Task objective
Copy exactly, and only, the lines starting at the line with "Convert this chart" and ending at the line with "Chart.register(...registerables);". Leave every picture out of the copy.
═══ Provided information ═══
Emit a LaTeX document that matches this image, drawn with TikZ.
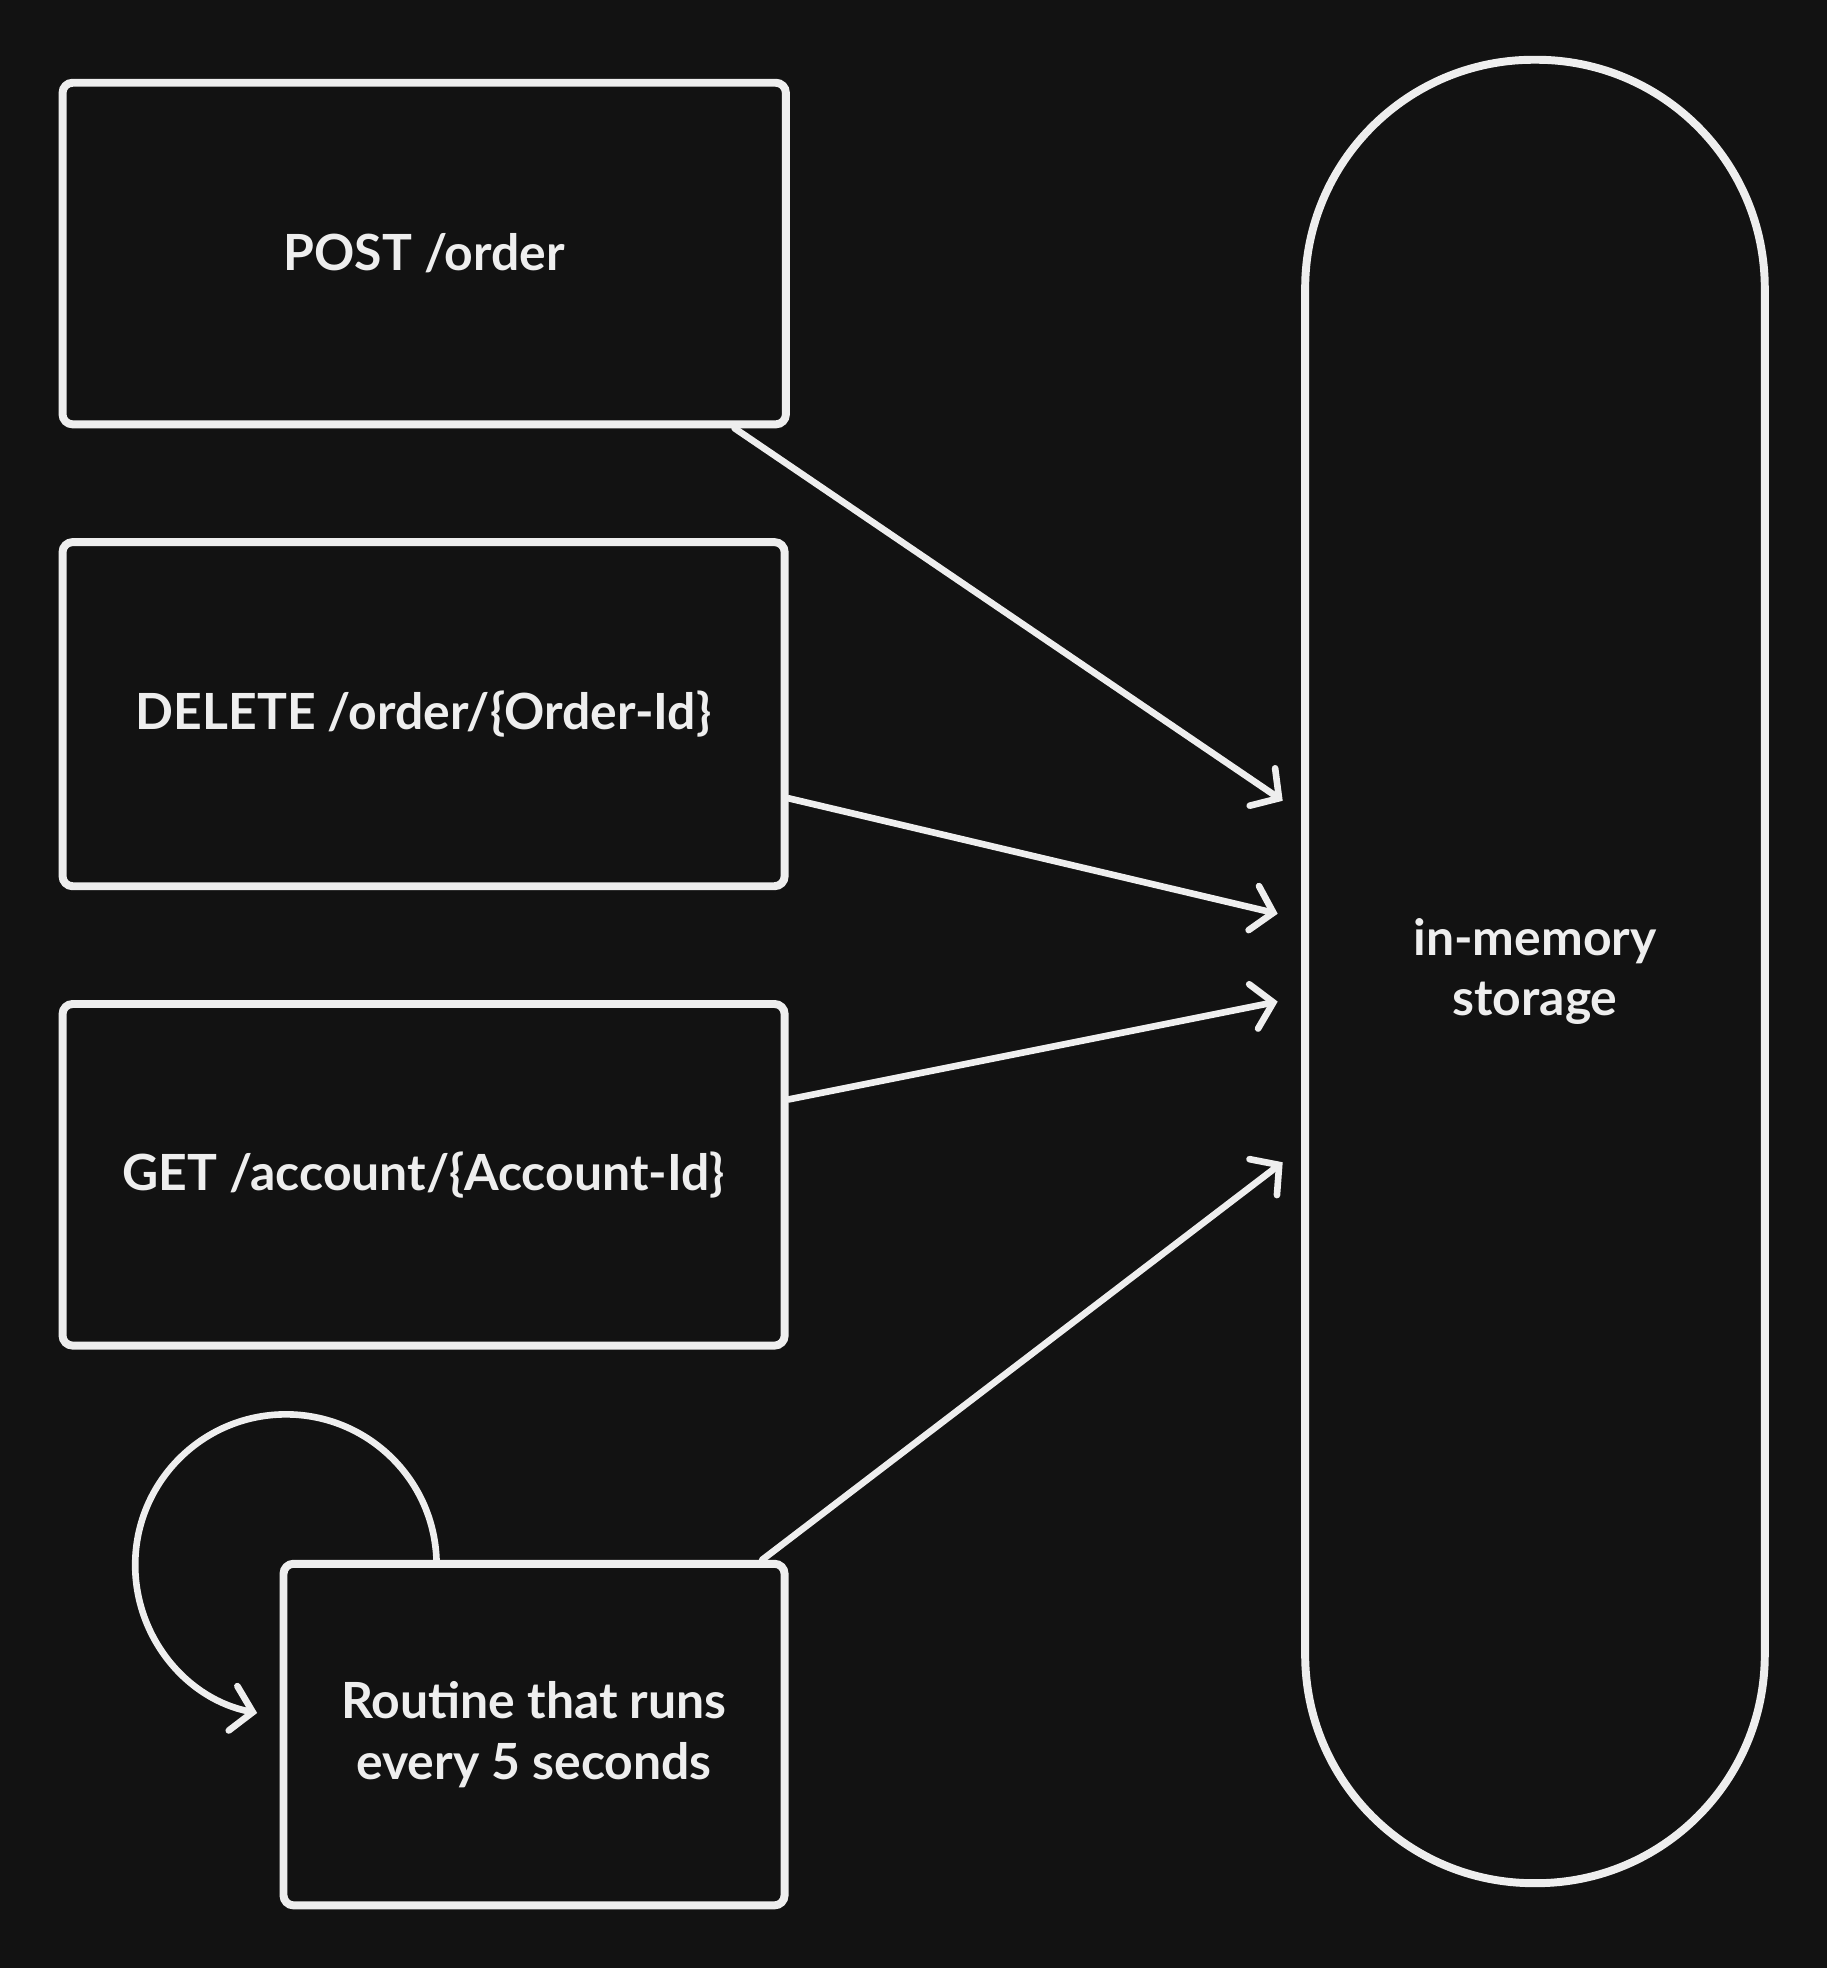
\documentclass[tikz,border=0pt]{standalone}
\usepackage{fontspec}
\setmainfont{Lato}
\usetikzlibrary{arrows.meta}
\definecolor{bg}{HTML}{121212}
\definecolor{ink}{HTML}{EEEEEE}

\begin{document}
\begin{tikzpicture}[x=0.01cm,y=-0.01cm]
    \tikzstyle{box} = [draw=ink, line width=1.8pt, rounded corners=0.08cm, text=ink,
        font=\fontsize{11.3}{13.7}\selectfont\bfseries, align=center, inner sep=0pt]
    \tikzstyle{arr} = [draw=ink, line width=1.5pt, line cap=round,
        -{Straight Barb[length=0.16cm, width=0.36cm, line cap=round]}]

    \fill[bg] (0,0) rectangle (1456,1568);
    \useasboundingbox (0,0) rectangle (1456,1568);

    \node[box, minimum width=5.76cm, minimum height=2.72cm] (post) at (338,202) {POST /order};
    \node[box, minimum width=5.75cm, minimum height=2.74cm] (del) at (337.5,569) {DELETE /order/\{Order-Id\}};
    \node[box, minimum width=5.75cm, minimum height=2.72cm] (get) at (337.5,936) {GET /account/\{Account-Id\}};
    \node[box, minimum width=3.99cm, minimum height=2.72cm] (routine) at (425.5,1382) {Routine that runs\\every 5 seconds};
    \node[box, rounded corners=1.82cm, minimum width=3.66cm, minimum height=14.52cm] (store) at (1223,774) {in-memory\\storage};

    %\coordinate (in0) at (store.west);
    \coordinate (in1) at (1022,638);
    \coordinate (in2) at (1018,728);
    \coordinate (in3) at (1018,798);
    \coordinate (in4) at (1022,926);

    \draw[arr] ([xshift=-0.44cm]post.south east) -- (in1);
    \draw[arr] ([yshift=-0.67cm]del.east) -- (in2);
    \draw[arr] ([yshift=0.6cm]get.east) -- (in3);
    \draw[arr] ([xshift=-0.21cm]routine.north east) -- (in4);
    \draw[arr] ([xshift=1.25cm]routine.north west) arc[start angle=2, end angle=259, radius=1.2cm];
\end{tikzpicture}
\end{document}
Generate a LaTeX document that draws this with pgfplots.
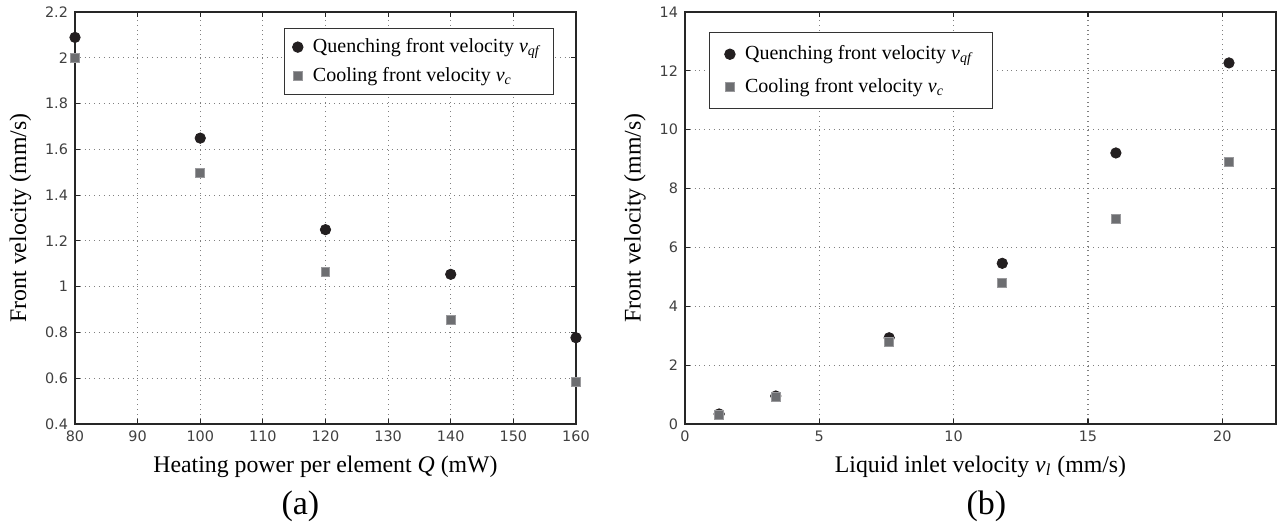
\documentclass[border=0pt]{standalone}
\usepackage{pgfplots}
\pgfplotsset{compat=1.18}
\usepackage{fontspec}
\setmainfont{Liberation Serif}
\setsansfont{DejaVu Sans}

\definecolor{qcol}{HTML}{231F20}
\definecolor{ccol}{HTML}{6D6E71}

\pgfplotsset{
  frontstyle/.style={
    scale only axis, height=206pt,
    clip mode=individual,
    axis line style={line width=0.7pt, color=black!85},
    tick style={line width=0.6pt, color=black!85},
    major tick length=2.5pt,
    tick align=inside,
    grid=major,
    major grid style={dotted, line width=0.6pt, color=black!50},
    tick label style={font=\fontsize{7.2}{8}\selectfont\sffamily, color=black!75},
    /pgf/number format/assume math mode=true,
    label style={font=\fontsize{11.9}{13}\selectfont},
    ylabel={Front velocity (mm/s)},
    legend style={font=\fontsize{10}{11}\selectfont, draw=black!80,
      line width=0.5pt, row sep=2pt, column sep=3pt, inner xsep=4pt, inner ysep=3pt},
    legend cell align=left,
  },
  qf/.style={only marks, mark=*, mark size=2.6pt, mark options={fill=qcol, draw=qcol}},
  cf/.style={only marks, mark=square*, mark size=2.2pt, mark options={fill=ccol, draw=ccol!70!white}},
}

\begin{document}
\begin{tikzpicture}
\useasboundingbox (-37.5pt,-51pt) rectangle (603.5pt,212pt);

% (a) heating power
\begin{axis}[frontstyle,
  width=250.5pt,
  xmin=80, xmax=160, ymin=0.4, ymax=2.2,
  xtick={80,90,...,160}, ytick={0.4,0.6,...,2.2},
  xlabel={Heating power per element \textit{Q} (mW)},
  legend style={at={(0.956,0.961)}, anchor=north east},
]
\addplot[qf] coordinates {(80,2.089) (100,1.649) (120,1.249) (140,1.054) (160,0.777)};
\addlegendentry{Quenching front velocity \textit{v}\textsubscript{\textit{qf}}}
\addplot[cf] coordinates {(80,2.0) (100,1.497) (120,1.064) (140,0.854) (160,0.583)};
\addlegendentry{Cooling front velocity \textit{v}\textsubscript{\textit{c}}}
\node[font=\fontsize{17}{18}\selectfont] at (axis description cs:0.45,-0.199) {(a)};
\end{axis}

% (b) liquid inlet velocity
\begin{axis}[frontstyle,
  at={(305pt,0)}, anchor=south west,
  width=295.5pt,
  xmin=0, xmax=22, ymin=0, ymax=14,
  xtick={0,5,...,20}, ytick={0,2,...,14},
  xlabel={Liquid inlet velocity \textit{v}\textsubscript{\textit{l}} (mm/s)},
  legend style={at={(0.041,0.951)}, anchor=north west,
    inner xsep=7.5pt, inner ysep=4.5pt, row sep=4pt},
]
\addplot[qf] coordinates {(1.27,0.34) (3.38,0.95) (7.6,2.93) (11.81,5.46) (16.04,9.21) (20.25,12.27)};
\addlegendentry{Quenching front velocity \textit{v}\textsubscript{\textit{qf}}}
\addplot[cf] coordinates {(1.27,0.32) (3.38,0.93) (7.6,2.80) (11.81,4.79) (16.04,6.98) (20.25,8.9)};
\addlegendentry{Cooling front velocity \textit{v}\textsubscript{\textit{c}}}
\node[font=\fontsize{17}{18}\selectfont] at (axis description cs:0.51,-0.199) {(b)};
\end{axis}
\end{tikzpicture}
\end{document}
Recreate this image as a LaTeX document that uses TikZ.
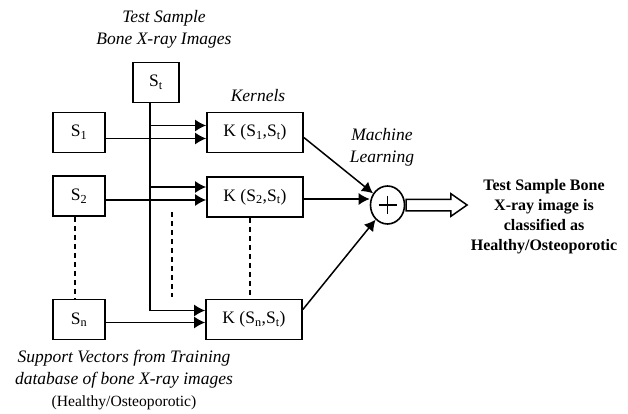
\documentclass[tikz,border=0pt]{standalone}
\usepackage{fontspec}
\setmainfont{Liberation Serif}
\usetikzlibrary{arrows.meta,shapes.geometric,shapes.arrows}

\tikzset{
  box/.style={draw,line width=1.7pt,minimum height=40pt,inner sep=0pt,
    font=\fontsize{17.5}{21}\selectfont},
  sbox/.style={box,minimum width=52pt},
  kbox/.style={box,minimum width=96pt},
  lab/.style={align=center,font=\fontsize{17.5}{22}\selectfont\itshape},
  arr/.style={line width=1.5pt,-{Latex[length=11pt,width=12pt]}},
  dots/.style={line width=1.4pt,dash pattern=on 5pt off 4pt},
}

\begin{document}
\begin{tikzpicture}[x=1pt,y=-1pt] % 1 unit = 1 px of the figure
\useasboundingbox (0,0) rectangle (628,414);

% --------- PARAMETERS ----------
\def\xs{79}       % x of the support vector boxes
\def\xk{255}      % x of the kernel boxes
\def\yone{132.5}  % row 1
\def\ytwo{196}    % row 2
\def\yn{319.5}    % row n
% --------------------------------

% Test sample
\node[lab] (title) at (164,29) {Test Sample\\Bone X-ray Images};
\node[box,minimum width=46pt] (st) at (156,82.5) {S\textsubscript{t}};

% Support vectors
\node[sbox] (s1) at (\xs,\yone) {S\textsubscript{1}};
\node[sbox] (s2) at (\xs,\ytwo) {S\textsubscript{2}};
\node[sbox] (sn) at (\xs,\yn) {S\textsubscript{n}};
\node[align=center,font=\fontsize{17.5}{22}\selectfont] (sv) at (124,380)
  {\itshape Support Vectors from Training\\
   \itshape database of bone X-ray images\\
   {\fontsize{15.6}{18}\selectfont (Healthy/Osteoporotic)}};

% Kernels
\node[lab] (kern) at (258,96) {Kernels};
\node[kbox] (k1) at (\xk,\yone) {K (S\textsubscript{1},S\textsubscript{t})};
\node[kbox] (k2) at (\xk,\ytwo+1) {K (S\textsubscript{2},S\textsubscript{t})};
\node[kbox] (kn) at (\xk-1,\yn) {K (S\textsubscript{n},S\textsubscript{t})};

% Sum
\node[lab] (ml) at (382,147.5) {Machine\\Learning};
\node[draw,ellipse,line width=1.6pt,minimum width=34pt,minimum height=38pt,
  inner sep=0pt,
  path picture={\draw[line width=1.4pt]
    ([xshift=-9pt]path picture bounding box.center) -- ++(18,0)
    ([yshift=-9pt]path picture bounding box.center) -- ++(0,-18);}]
  (sum) at (387.5,205) {};

% Output
\node[draw,single arrow,line width=1.5pt,inner sep=0pt,inner ysep=5pt,
  minimum height=61pt,single arrow head extend=5.5pt,
  single arrow tip angle=70,anchor=tail] (out) at (sum.east) {};
\node[align=center,font=\fontsize{16}{20}\selectfont\bfseries] (res) at (544,216.5)
  {Test Sample Bone\\X-ray image is\\classified as\\Healthy/Osteoporotic};

% Test sample line to every kernel
\coordinate (vl) at ([xshift=-6pt]st.south);
\draw[arr] (vl) |- ([yshift=9pt]kn.west);
\draw[arr] ([yshift=7pt]k1.west -| vl) -- ([yshift=7pt]k1.west);
\draw[arr] ([yshift=10pt]k2.west -| vl) -- ([yshift=10pt]k2.west);

% Support vectors to kernels
\draw[arr] ([yshift=-6pt]s1.east) -- ([yshift=-6pt]s1.east -| k1.west);
\draw[arr] ([yshift=-4pt]s2.east) -- ([yshift=-4pt]s2.east -| k2.west);
\draw[arr] ([yshift=-3pt]sn.east) -- ([yshift=-3pt]sn.east -| kn.west);

% Kernels to sum
\draw[arr] ([yshift=-5pt]k1.east) -- (sum);
\draw[arr] ([yshift=-2pt]k2.east) -- ([yshift=-2pt]k2.east -| sum.west);
\draw[arr] ([yshift=10pt]kn.east) -- (sum);

% Dots
\draw[dots] ([xshift=-4pt]s2.south) -- ([xshift=-4pt]sn.north);
\draw[dots] ([xshift=-5pt]k2.south) -- ([xshift=-4pt]kn.north);
\coordinate (dtop) at (172,212);
\coordinate (dbot) at (172,297);
\draw[dots] (dtop) -- (dbot);

\end{tikzpicture}
\end{document}
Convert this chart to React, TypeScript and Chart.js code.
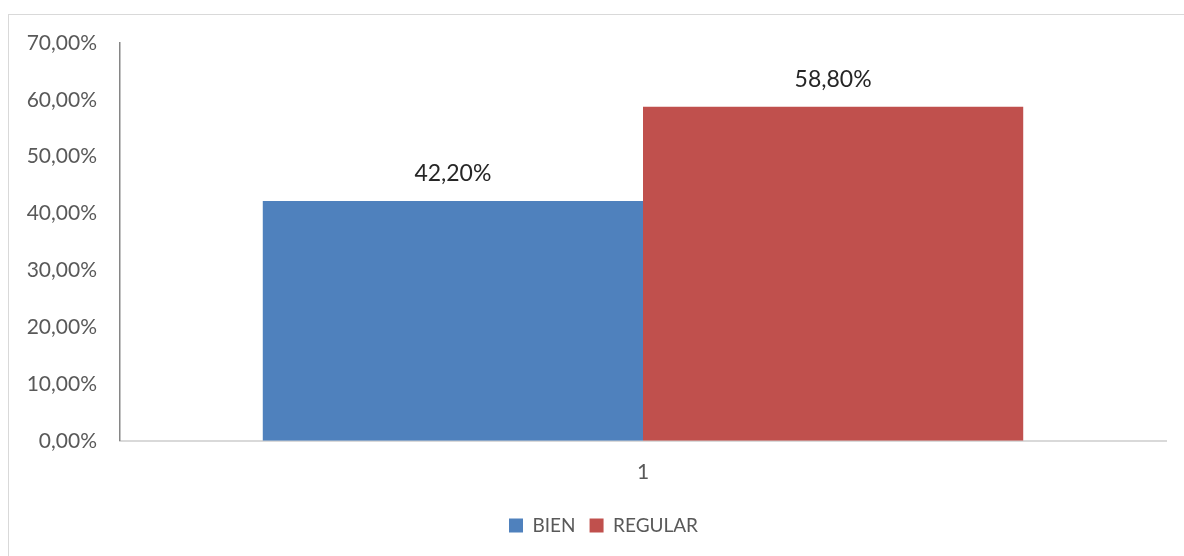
import React, { useEffect, useRef } from "react";
import { Chart, registerables } from "chart.js";

Chart.register(...registerables);

const categories = ["1"];
const seriesNames = ["BIEN", "REGULAR"];
const bienValues = [42.2];
const regularValues = [58.8];
const seriesColors = ["#4f81bd", "#c0504d"];
const yMax = 70;
const yStep = 10;

const FONT = "Lato, 'Open Sans', sans-serif";

const fmt = (v: number) => v.toFixed(2).replace(".", ",") + "%";

const dataLabelPlugin = {
  id: "dataLabels",
  afterDatasetsDraw(chart: any) {
    const ctx = chart.ctx;
    ctx.save();
    ctx.font = `23px ${FONT}`;
    ctx.fillStyle = "#262626";
    ctx.textAlign = "center";
    ctx.textBaseline = "middle";
    chart.data.datasets.forEach((ds: any, i: number) => {
      const meta = chart.getDatasetMeta(i);
      meta.data.forEach((bar: any, j: number) => {
        ctx.fillText(fmt(ds.data[j]), bar.x, bar.y - 27);
      });
    });
    ctx.restore();
  },
};

const legendShiftPlugin = {
  id: "legendShift",
  afterLayout(chart: any) {
    if (chart.legend) {
      chart.legend.left += 16;
      chart.legend.right += 16;
    }
  },
};

export default function App() {
  const ref = useRef<HTMLCanvasElement | null>(null);
  useEffect(() => {
    if (!ref.current) return;
    const chart = new Chart(ref.current, {
      type: "bar",
      data: {
        labels: categories,
        datasets: [
          { label: seriesNames[0], data: bienValues, backgroundColor: seriesColors[0] },
          { label: seriesNames[1], data: regularValues, backgroundColor: seriesColors[1] },
        ],
      },
      options: {
        animation: false,
        responsive: true,
        maintainAspectRatio: false,
        layout: { padding: { top: 28, right: 18, left: 0, bottom: 11 } },
        datasets: { bar: { categoryPercentage: 0.727, barPercentage: 1 } },
        scales: {
          x: {
            grid: { display: false, drawTicks: false },
            border: { display: true, color: "#d9d9d9", width: 2 },
            ticks: { color: "#595959", font: { family: FONT, size: 21 }, padding: 19 },
            afterFit: (scale: any) => {
              scale.height = scale.height - 2;
            },
          },
          y: {
            min: 0,
            max: yMax,
            grid: { display: false, drawTicks: false },
            border: { display: true, color: "#868686", width: 1.5 },
            ticks: {
              stepSize: yStep,
              color: "#595959",
              font: { family: FONT, size: 21 },
              padding: 23,
              callback: (v: any) => fmt(Number(v)),
            },
            afterFit: (scale: any) => {
              scale.width = 111;
              scale.paddingTop = 0;
            },
          },
        },
        plugins: {
          legend: {
            position: "bottom",
            labels: {
              color: "#595959",
              font: { family: FONT, size: 19 },
              boxWidth: 14,
              boxHeight: 14,
              padding: 14,
            },
          },
          tooltip: { enabled: false },
        },
      },
      plugins: [dataLabelPlugin, legendShiftPlugin],
    });
    return () => chart.destroy();
  }, []);

  return (
    <div
      style={{
        position: "fixed",
        left: 8,
        top: 14,
        width: 1190,
        height: 560,
        borderTop: "1px solid #d9d9d9",
        borderLeft: "1px solid #d9d9d9",
        boxSizing: "border-box",
        overflow: "hidden",
      }}
    >
      <div style={{ position: "absolute", left: 0, top: 0, width: 1175, height: 541 }}>
        <canvas ref={ref} />
      </div>
    </div>
  );
}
═══
Task solution
Convert this chart to React, TypeScript and Chart.js code.
import React, { useEffect, useRef } from "react";
import { Chart, registerables } from "chart.js";

Chart.register(...registerables);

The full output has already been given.